En quinto lugar, me parece sintomática, y singular ―aunque tal sintomatología puede verificarse como notablemente plural en la intelectualidad argentina―, la tradición formativa de Sarlo, quien reconoce entre sus maestros juveniles a Hernández Arregui, Jauretche, Puiggrós, Abelardo Ramos, José María Rosa… Vale decir, como ella misma señala, proviene de una formación moldeada por el revisionismo histórico populista y por el peronismo, a la cual suma el marxismo: “Si bien me hago marxista a fines de los 60, comienzos de los 70, mi tradición es peronista, que iba a ser la del peronismo antiimperialista revolucionario”. Tal vez me equivoque, pero creo que de tal mixtura proviene la indigestión que la intelectualidad argentina ha venido padeciendo a lo largo de ya medio siglo, y que ha provocado los mareos ideológicos, y otros efectos peores, durante los vaivenes históricos del período.

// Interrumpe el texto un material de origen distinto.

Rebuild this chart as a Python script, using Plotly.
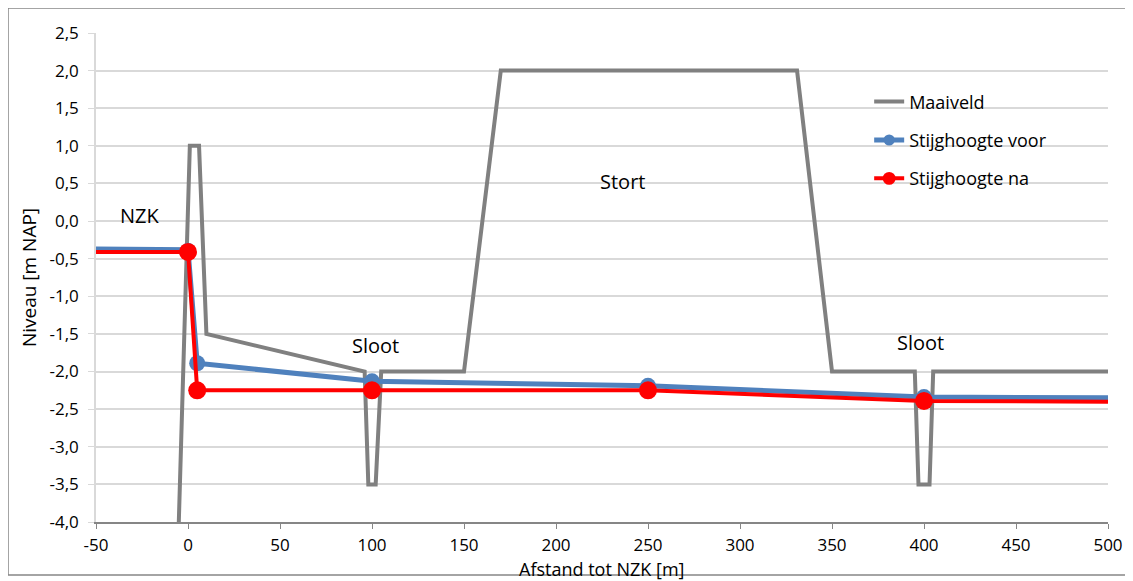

En sexto y último término, un detalle menor: me ha asombrado que tanto Altamirano como Sarlo, según dicen, hayan entrado en contacto con las obras de Echeverría y de Sarmiento recién en los años de la universidad, o después. Mi asombro se vincula no tanto, o no sólo, con su propio interés por la literatura y el pensamiento nacional en la adolescencia, sino con los programas de estudio literario en sus años de secundario: ¿los estudiantes no leían entonces La cautiva y El matadero, no leían el Facundo?
Foto: Gabriela Ventureira
agosto 3, 2016 a las 7:48 pm
La nota me recordó aquella famosa encuesta que circuló hace años:
-¿Considera usted que Beatriz Sarlo es capaz de discernir un efecto estético?
a) No
b) Ni en pedo
agosto 4, 2016 a las 4:11 pm
«En segundo lugar, relacionado con lo anterior, tengo la nítida impresión de que a estos críticos, más que la literatura en sí misma, siempre les ha interesado la sociología literaria, interés para el cual las obras son a menudo una suerte de pretexto, una ilustración, y poco importa para ese fin el valor de tales obras: el rastrillaje del “campo literario” ―una fórmula que les es cara― cuenta más que lo que efectivamente, literariamente, se cosecha en él.»
Me da la sensación que este párrafo sintetiza lúcidamente el planteo de Pablo Anadón. Muy buen post.